A version of this article was first published by OMFIF on October 29, 2018.

Ukraine and the International Monetary Fund (IMF) recently announced a staff-level agreement on a new $3.9 billion stand-by arrangement through end-2019, replacing the current extended arrangement. 

The IMF’s relationship with Ukraine has always been among its most high-profile and difficult interactions. The United States and Europe have consistently encouraged the IMF to remain engaged in Ukraine, viewing this as a means of laying a foundation for greater market orientation, integrating Ukraine with the West, and diminishing Russia’s regional influence. Russia’s invasion of Crimea and the Donbass reinforced these views, and they will surely hold in the future.

Though the IMF has spared no effort, the relationship cannot be viewed as a success. According to IMF data, there have been nine programs since 1995, and only one of them disbursed in full—in the mid-1990s.

The failures are largely rooted in the foundations of Ukraine’s creation and society. Ukraine was born from the ashes of the Soviet Union's collapse with weak institutions and a society that looked to the state for direction and sustenance. Since then, widespread rent-seeking behavior in governmental institutions, deeply-rooted corruption in state enterprises and banks, populism, and an oligarchic class interested in greed and self-enrichment have conspired to limit progress in developing a modern state. Ukraine's interactions with Russia—trade, debt, and energy—reinforced these trends, even before Russia’s aggression against Ukraine in 2014.

With the 2014 Euromaidan revolution, Ukraine’s people and the international community sensed an opportunity for fundamental change.
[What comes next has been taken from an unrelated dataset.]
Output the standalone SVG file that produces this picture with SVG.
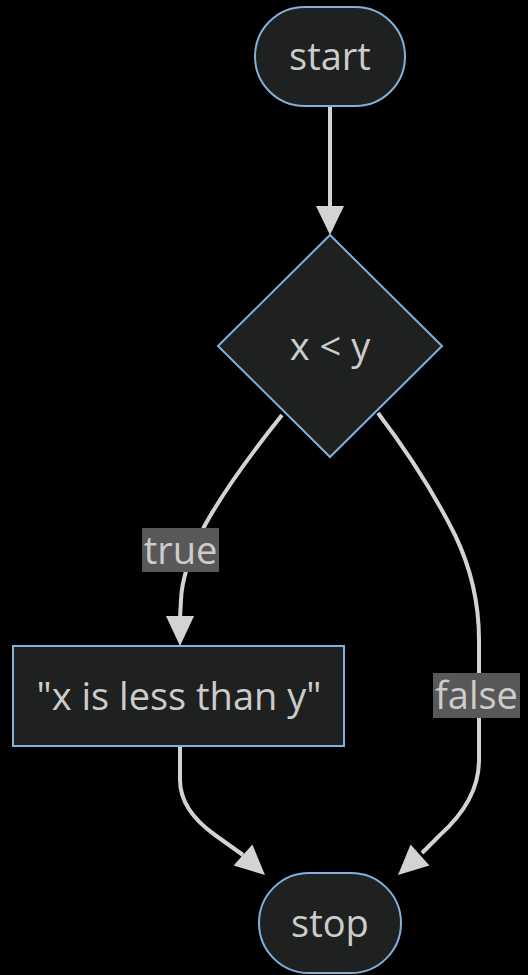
<svg xmlns="http://www.w3.org/2000/svg" width="528" height="975" viewBox="0 0 528 975">
<style>
.bg{fill:#000}
.node{fill:#1f2020;stroke:#81b1db;stroke-width:2}
.t{font-family:"Open Sans","Liberation Sans",sans-serif;font-size:38px;fill:#cccccc;text-anchor:middle;dominant-baseline:central}
.edge{fill:none;stroke:#d3d3d3;stroke-width:4}
.arrow{fill:#d3d3d3}
.lbl{fill:#585858}
</style>
<rect class="bg" x="0" y="0" width="528" height="975"/>
<g id="connectors">
<path class="edge" d="M330,107 L330,208"/>
<polygon class="arrow" points="316,206 344,206 330,235"/>
<path class="edge" d="M282,415 Q230,480 205,525 Q182,570 181,600 L180,618"/>
<polygon class="arrow" points="166,616 194,616 180,646"/>
<path class="edge" d="M378,413 Q425,475 455,535 Q479,585 479,640 L479,760 Q479,800 440,835 L422,853"/>
<polygon class="arrow" points="429.4,865.4 410.6,844.6 398,875"/>
<path class="edge" d="M180,747 L180,780 Q180,810 215,835 L243,855"/>
<polygon class="arrow" points="252.4,844.6 233.6,865.4 265,875"/>
<g id="label-true"><rect class="lbl" x="142" y="528" width="77" height="44"/><text class="t" x="180.5" y="549">true</text></g>
<g id="label-false"><rect class="lbl" x="433" y="673" width="87" height="45"/><text class="t" x="476.5" y="694">false</text></g>
</g>
<g id="start"><rect class="node" x="255" y="7" width="150" height="99" rx="49.5"/><text class="t" x="330" y="55">start</text></g>
<g id="cond"><polygon class="node" points="330,235 442,346 330,457 218,346"/><text class="t" x="330" y="345">x &lt; y</text></g>
<g id="print"><rect class="node" x="13" y="646" width="331" height="100"/><text class="t" x="179" y="695">"x is less than y"</text></g>
<g id="stop"><rect class="node" x="259" y="873" width="142" height="100" rx="50"/><text class="t" x="330" y="922">stop</text></g>
</svg>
The IMF, with strong Western backing, rushed in first through a standby and then a $17 billion extended arrangement lasting till March 2019.

On its face, the effort might be viewed as failure, insofar as there have been no disbursements for one and a half years under the extended arrangement, and it is now to be replaced. However, that judgment would be fallacious and overly harsh. In reality, more progress has been made in Ukraine in the past four years than in the previous decades. 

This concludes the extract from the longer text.